Bebe Vio: her case is the most radical. Struck by meningitis at age 11, which took away her arms and legs, she found herself facing a wall. Fencing, her sport, offered no way to compete in those conditions. Doctors and coaches told her it was impossible. It is here that the Italian model showed its wildest strength. Her father, Ruggero, did not give up and, together with an orthopedic center, literally invented a prosthesis for her to hold the foil. They created a solution where the system had none. Bebe didn’t adapt to a path; she built a new one, driven by her determination and the support of a family that refused the word “impossible.”

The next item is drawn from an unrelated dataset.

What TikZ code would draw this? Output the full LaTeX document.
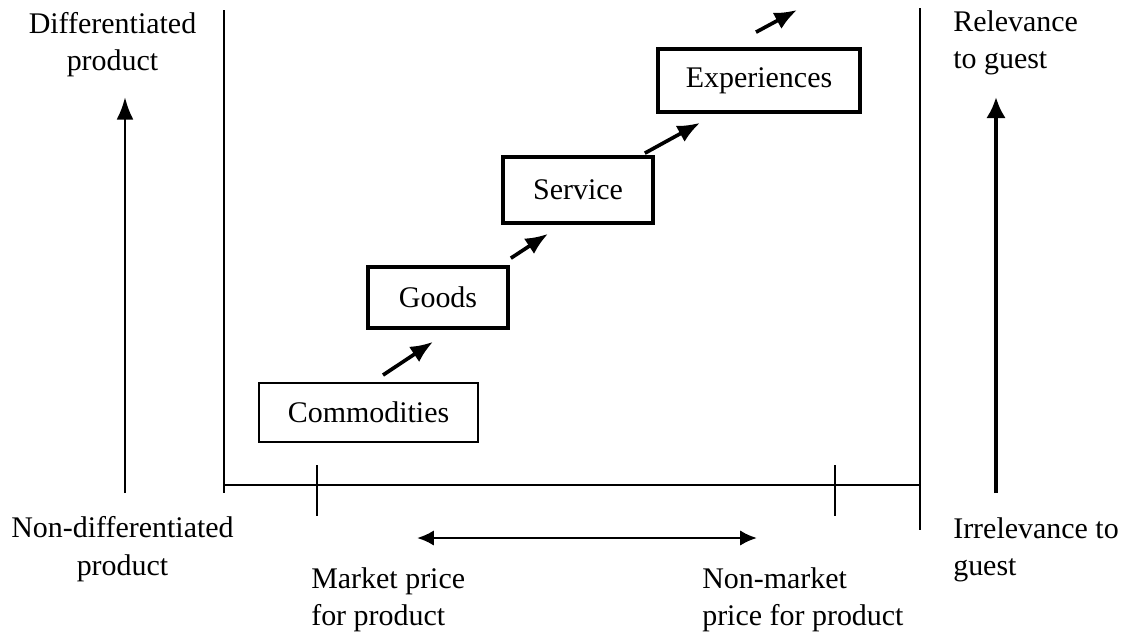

Cultivating Talent, Not Relying on Miracles
Italian sports, if you look closely, are like a runner who has learned to run a very tough marathon on a rocky path, with worn-out shoes. They have learned that fatigue is not an option but a travel companion. They have learned to find strength within themselves, in their family, because they know they cannot count on a smooth road. And when one of these marathoners crosses the finish line first, we all stop to applaud, momentarily forgetting the potholes they had to dodge and that the institutional system, many times, has not been able to create a favorable climate for the development of certain talents.
The question this “extraordinary moment” leaves us with is this: is it enough for us to be a nation that celebrates the survivors of such a ruthlessly selective system? Or do we want to use the energy of these victories to finally start repairing the road, so that more people can run, and run better?
The challenge is not just to keep winning. It’s about transforming the exception into accessible normality. It’s about moving from a model that extracts a few rough diamonds to one that cultivates an entire field of talent. A future built on care, not just resilience. A future where every step, even the slowest, is a way to stay in sports. And in life.